At first glance, safety management systems (SMS) can seem intimidatingly complex, especially to a small flight department, said Jeff Wofford, CAM, chairman of the NBAA Safety Committee. “The biggest problem with SMS is we get wrapped around the fencepost on its terms and the idea that it is complex.”

As NBAA’s new Small Flight Department Safety Guide explains, that doesn’t have to be the case. “The guide gives small flight departments a roadmap, a place to start building a safety program.”

“Every small flight department – from an owner-operator with a single piston-powered aircraft, to one with a handful of pilots and a couple of jets – is unique,” said Mark Larsen, CAM, NBAA director of safety and flight operations. “The five-page guide will help each of them develop a customized system that will increase the safety and the efficiency of their operation.”

Regardless of the operator’s size, the keys to improved safety are the same:

  • Identify the risks
  • Develop the processes and procedures that mitigate the risks
  • Promote their use
  • Follow them without fail
  • Continually evaluate their effectiveness

“The idea for the guide came from our Small Flight Department Subcommittee two years after recognizing that small flight departments often lack a formal SMS due to limited resources,” said Eric Canup, chair of NBAA’s Domestic Operations Committee. “Subcommittee members wanted to distill the facets of a mature safety management system into more digestible tenets that small flight departments can employ to increase safety by evaluating and organizing their operations.”

The first step is to draft a safety policy. In documenting how the department operates, it creates a manual of systematic policies and procedures that organizes those operations. This increases safety and efficiency because it’s difficult to know what works or doesn’t work if you do it differently every time. Helpful resources include the LBA Flight Operations Manual Template and the NBAA Management Guide.

Safety risk management identifies the operation’s individual risks and analyzes their acceptability in an operational context to determine the best course of action. Context is critical because, by itself, a risk might be acceptable, but not when joined with another risk. To build this compilation, all department members should have an easy way to report the safety issues they identify, and the guide includes tools to help identify and mitigate risks.

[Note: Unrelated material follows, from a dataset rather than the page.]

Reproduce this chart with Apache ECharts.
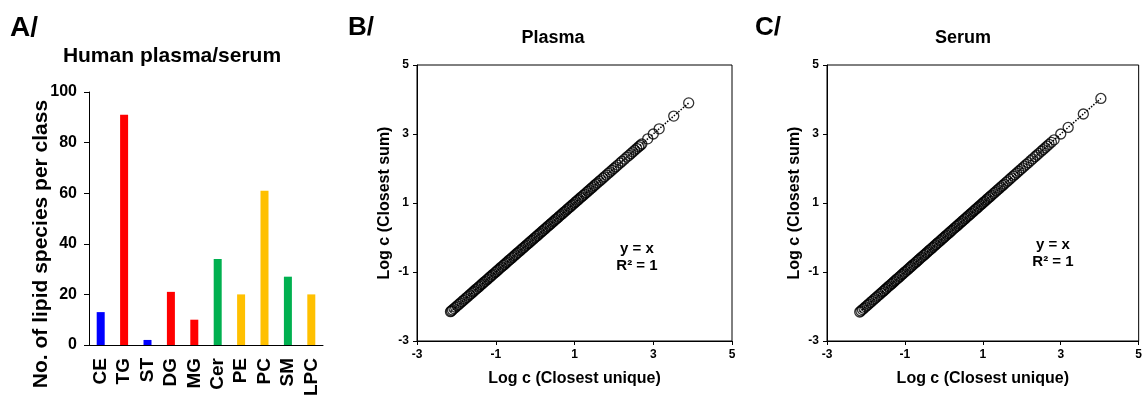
<!DOCTYPE html>
<html>
<head>
<meta charset="utf-8">
<script src="https://cdn.jsdelivr.net/npm/echarts@6/dist/echarts.min.js"></script>
<style>
html,body{margin:0;padding:0;background:#fff;}
#c{width:1145px;height:399px;}
</style>
</head>
<body>
<div id="c"></div>
<script>
// Panel A: lipid classes
const lipidClasses = ['CE','TG','ST','DG','MG','Cer','PE','PC','SM','LPC'];
const speciesCounts = [13, 91, 2, 21, 10, 34, 20, 61, 27, 20];
const classColors = ['#0000FF','#FF0000','#0000FF','#FF0000','#FF0000','#00B050','#FFC000','#FFC000','#00B050','#FFC000'];
const countTicks = [0, 20, 40, 60, 80, 100];

// Panel B: plasma, log c (closest unique) vs log c (closest sum)
const plasmaUnique = [-2.15,-2.13,-2.1,-2.06,-2.02,-1.98,-1.94,-1.9,-1.86,-1.82,-1.78,-1.74,-1.7,-1.66,-1.62,-1.58,-1.55,-1.51,-1.48,-1.44,-1.41,-1.37,-1.34,-1.3,-1.27,-1.23,-1.2,-1.16,-1.13,-1.09,-1.06,-1.02,-0.99,-0.95,-0.92,-0.88,-0.85,-0.81,-0.78,-0.74,-0.71,-0.67,-0.64,-0.6,-0.57,-0.53,-0.5,-0.46,-0.43,-0.39,-0.36,-0.32,-0.29,-0.25,-0.22,-0.18,-0.15,-0.11,-0.08,-0.04,-0.01,0.03,0.06,0.1,0.13,0.17,0.2,0.24,0.27,0.31,0.34,0.38,0.41,0.45,0.48,0.52,0.55,0.59,0.62,0.66,0.69,0.73,0.76,0.8,0.83,0.87,0.9,0.94,0.97,1.01,1.04,1.08,1.11,1.15,1.18,1.22,1.26,1.3,1.34,1.38,1.42,1.46,1.5,1.54,1.58,1.63,1.67,1.72,1.76,1.81,1.86,1.9,1.95,2.0,2.05,2.1,2.16,2.21,2.27,2.33,2.38,2.43,2.48,2.53,2.58,2.63,2.67,2.71,2.86,3.0,3.15,3.52,3.9];
const plasmaSum = [-2.15,-2.13,-2.1,-2.06,-2.02,-1.98,-1.94,-1.9,-1.86,-1.82,-1.78,-1.74,-1.7,-1.66,-1.62,-1.58,-1.55,-1.51,-1.48,-1.44,-1.41,-1.37,-1.34,-1.3,-1.27,-1.23,-1.2,-1.16,-1.13,-1.09,-1.06,-1.02,-0.99,-0.95,-0.92,-0.88,-0.85,-0.81,-0.78,-0.74,-0.71,-0.67,-0.64,-0.6,-0.57,-0.53,-0.5,-0.46,-0.43,-0.39,-0.36,-0.32,-0.29,-0.25,-0.22,-0.18,-0.15,-0.11,-0.08,-0.04,-0.01,0.03,0.06,0.1,0.13,0.17,0.2,0.24,0.27,0.31,0.34,0.38,0.41,0.45,0.48,0.52,0.55,0.59,0.62,0.66,0.69,0.73,0.76,0.8,0.83,0.87,0.9,0.94,0.97,1.01,1.04,1.08,1.11,1.15,1.18,1.22,1.26,1.3,1.34,1.38,1.42,1.46,1.5,1.54,1.58,1.63,1.67,1.72,1.76,1.81,1.86,1.9,1.95,2.0,2.05,2.1,2.16,2.21,2.27,2.33,2.38,2.43,2.48,2.53,2.58,2.63,2.67,2.71,2.86,3.0,3.15,3.52,3.9];
const plasmaFitX = [-2.15, 3.9];
const plasmaFitY = [-2.15, 3.9];

// Panel C: serum
const serumUnique = [-2.16,-2.13,-2.09,-2.05,-2.01,-1.97,-1.93,-1.89,-1.85,-1.81,-1.77,-1.73,-1.69,-1.65,-1.61,-1.57,-1.54,-1.5,-1.47,-1.43,-1.4,-1.36,-1.33,-1.29,-1.26,-1.22,-1.19,-1.15,-1.12,-1.08,-1.05,-1.01,-0.98,-0.94,-0.91,-0.87,-0.84,-0.8,-0.77,-0.73,-0.7,-0.66,-0.63,-0.59,-0.56,-0.52,-0.49,-0.45,-0.42,-0.38,-0.35,-0.31,-0.28,-0.24,-0.21,-0.17,-0.14,-0.1,-0.07,-0.03,0.0,0.04,0.07,0.11,0.14,0.18,0.21,0.25,0.28,0.32,0.35,0.39,0.42,0.46,0.49,0.53,0.56,0.6,0.63,0.67,0.7,0.74,0.77,0.81,0.84,0.88,0.91,0.95,0.98,1.02,1.05,1.09,1.12,1.16,1.19,1.23,1.27,1.31,1.35,1.39,1.43,1.47,1.51,1.55,1.6,1.64,1.69,1.73,1.78,1.82,1.87,1.92,1.97,2.02,2.07,2.12,2.17,2.23,2.28,2.34,2.39,2.44,2.5,2.55,2.6,2.65,2.7,2.76,2.83,3.0,3.19,3.58,4.03];
const serumSum = [-2.16,-2.13,-2.09,-2.05,-2.01,-1.97,-1.93,-1.89,-1.85,-1.81,-1.77,-1.73,-1.69,-1.65,-1.61,-1.57,-1.54,-1.5,-1.47,-1.43,-1.4,-1.36,-1.33,-1.29,-1.26,-1.22,-1.19,-1.15,-1.12,-1.08,-1.05,-1.01,-0.98,-0.94,-0.91,-0.87,-0.84,-0.8,-0.77,-0.73,-0.7,-0.66,-0.63,-0.59,-0.56,-0.52,-0.49,-0.45,-0.42,-0.38,-0.35,-0.31,-0.28,-0.24,-0.21,-0.17,-0.14,-0.1,-0.07,-0.03,0.0,0.04,0.07,0.11,0.14,0.18,0.21,0.25,0.28,0.32,0.35,0.39,0.42,0.46,0.49,0.53,0.56,0.6,0.63,0.67,0.7,0.74,0.77,0.81,0.84,0.88,0.91,0.95,0.98,1.02,1.05,1.09,1.12,1.16,1.19,1.23,1.27,1.31,1.35,1.39,1.43,1.47,1.51,1.55,1.6,1.64,1.69,1.73,1.78,1.82,1.87,1.92,1.97,2.02,2.07,2.12,2.17,2.23,2.28,2.34,2.39,2.44,2.5,2.55,2.6,2.65,2.7,2.76,2.83,3.0,3.19,3.58,4.03];
const serumFitX = [-2.16, 4.03];
const serumFitY = [-2.16, 4.03];

const logTicks = [-3, -1, 1, 3, 5];

const FONT = 'Arial, "Liberation Sans", sans-serif';
const zip = (a, b) => a.map((v, i) => [v, b[i]]);

function logAxis(gridIndex, name, isY) {
  return {
    type: 'value', gridIndex: gridIndex,
    min: logTicks[0], max: logTicks[logTicks.length - 1], interval: logTicks[1] - logTicks[0],
    name: name, nameLocation: 'middle', nameGap: isY ? 24 : 30,
    nameTextStyle: {fontFamily: FONT, fontWeight: 'bold', fontSize: 16, color: '#000'},
    axisLine: {show: true, onZero: false, lineStyle: {color: '#000', width: 1}},
    axisTick: {show: true, inside: false, length: 4, lineStyle: {color: '#000'}},
    axisLabel: {show: true, margin: 8, fontFamily: FONT, fontWeight: 'bold', fontSize: 12, color: '#000'},
    splitLine: {show: false}
  };
}

const chart = echarts.init(document.getElementById('c'), null, {renderer: 'canvas'});
const circleStyle = {color: 'rgba(0,0,0,0)', borderColor: '#000', borderWidth: 1.3};

chart.setOption({
  animation: false,
  backgroundColor: '#fff',
  grid: [
    {left: 89, top: 92, width: 234, height: 253, containLabel: false},
    {left: 417, top: 65, width: 315, height: 276, show: true, borderColor: '#000', borderWidth: 1, backgroundColor: 'transparent'},
    {left: 827, top: 65, width: 315, height: 276, show: true, borderColor: '#000', borderWidth: 1, backgroundColor: 'transparent'}
  ],
  xAxis: [
    {
      type: 'category', gridIndex: 0, data: lipidClasses,
      axisLine: {show: true, lineStyle: {color: '#000', width: 1}},
      axisTick: {show: false},
      axisLabel: {rotate: 90, margin: 13, fontFamily: FONT, fontWeight: 'bold', fontSize: 19, color: '#000', interval: 0}
    },
    logAxis(1, 'Log c (Closest unique)', false),
    logAxis(2, 'Log c (Closest unique)', false)
  ],
  yAxis: [
    {
      type: 'value', gridIndex: 0,
      min: countTicks[0], max: countTicks[countTicks.length - 1], interval: countTicks[1] - countTicks[0],
      axisLine: {show: true, lineStyle: {color: '#000', width: 1}},
      axisTick: {show: true, inside: false, length: 5, lineStyle: {color: '#000'}},
      axisLabel: {margin: 12, fontFamily: FONT, fontWeight: 'bold', fontSize: 16, color: '#000'},
      splitLine: {show: false}
    },
    logAxis(1, 'Log c (Closest sum)', true),
    logAxis(2, 'Log c (Closest sum)', true)
  ],
  series: [
    {
      type: 'bar', xAxisIndex: 0, yAxisIndex: 0, barWidth: 8,
      data: speciesCounts.map((v, i) => ({value: v, itemStyle: {color: classColors[i]}}))
    },
    {
      type: 'line', xAxisIndex: 1, yAxisIndex: 1, showSymbol: false, symbol: 'none',
      lineStyle: {color: '#000', width: 1.5, type: 'dotted'}, data: zip(plasmaFitX, plasmaFitY), z: 1
    },
    {
      type: 'scatter', xAxisIndex: 1, yAxisIndex: 1, symbol: 'circle', symbolSize: 10,
      itemStyle: circleStyle, data: zip(plasmaUnique, plasmaSum), z: 2
    },
    {
      type: 'line', xAxisIndex: 2, yAxisIndex: 2, showSymbol: false, symbol: 'none',
      lineStyle: {color: '#000', width: 1.5, type: 'dotted'}, data: zip(serumFitX, serumFitY), z: 1
    },
    {
      type: 'scatter', xAxisIndex: 2, yAxisIndex: 2, symbol: 'circle', symbolSize: 10,
      itemStyle: circleStyle, data: zip(serumUnique, serumSum), z: 2
    }
  ],
  graphic: [
    {type: 'text', left: 10, top: 14, style: {text: 'A/', font: 'bold 28px ' + FONT, fill: '#000'}},
    {type: 'text', x: 172, y: 56, style: {text: 'Human plasma/serum', font: 'bold 21px ' + FONT, fill: '#000', align: 'center', verticalAlign: 'middle'}},
    {type: 'text', x: 41, y: 244, rotation: Math.PI / 2, style: {text: 'No. of lipid species per class', font: 'bold 21px ' + FONT, fill: '#000', align: 'center', verticalAlign: 'middle'}},
    {type: 'text', left: 348, top: 15, style: {text: 'B/', font: 'bold 26px ' + FONT, fill: '#000'}},
    {type: 'text', x: 553, y: 38, style: {text: 'Plasma', font: 'bold 18px ' + FONT, fill: '#000', align: 'center', verticalAlign: 'middle'}},
    {type: 'text', x: 637, y: 249, style: {text: 'y = x', font: 'bold 15px ' + FONT, fill: '#000', align: 'center', verticalAlign: 'middle'}},
    {type: 'text', x: 637, y: 266, style: {text: 'R² = 1', font: 'bold 15px ' + FONT, fill: '#000', align: 'center', verticalAlign: 'middle'}},
    {type: 'text', left: 755, top: 15, style: {text: 'C/', font: 'bold 26px ' + FONT, fill: '#000'}},
    {type: 'text', x: 963, y: 38, style: {text: 'Serum', font: 'bold 18px ' + FONT, fill: '#000', align: 'center', verticalAlign: 'middle'}},
    {type: 'text', x: 1053, y: 245, style: {text: 'y = x', font: 'bold 15px ' + FONT, fill: '#000', align: 'center', verticalAlign: 'middle'}},
    {type: 'text', x: 1053, y: 262, style: {text: 'R² = 1', font: 'bold 15px ' + FONT, fill: '#000', align: 'center', verticalAlign: 'middle'}}
  ]
});
</script>
</body>
</html>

There are several ways to attain safety assurance, but organized briefings before and after every flight are a simple and efficient way to evaluate the effectiveness of the tools, procedures and processes developed so far. If they are not working, the guide suggests, “adjust as necessary.”

Finally, safety promotion tools motivate flight department members and remind them why they have risk management protocols. Developing a safety system of tools, procedures and processes will not improve safety if they are not rigorously employed.

With the ability to customize the protocols to their individual needs and resources, NBAA’s new Small Flight Department Safety Guide doesn’t make SMS any more complicated than it needs to be. And it provides a number of helpful and additional resources, including NBAA SMS resources webpage and possibly partnering with the IS-BAO FlightPlan Stage 1 program.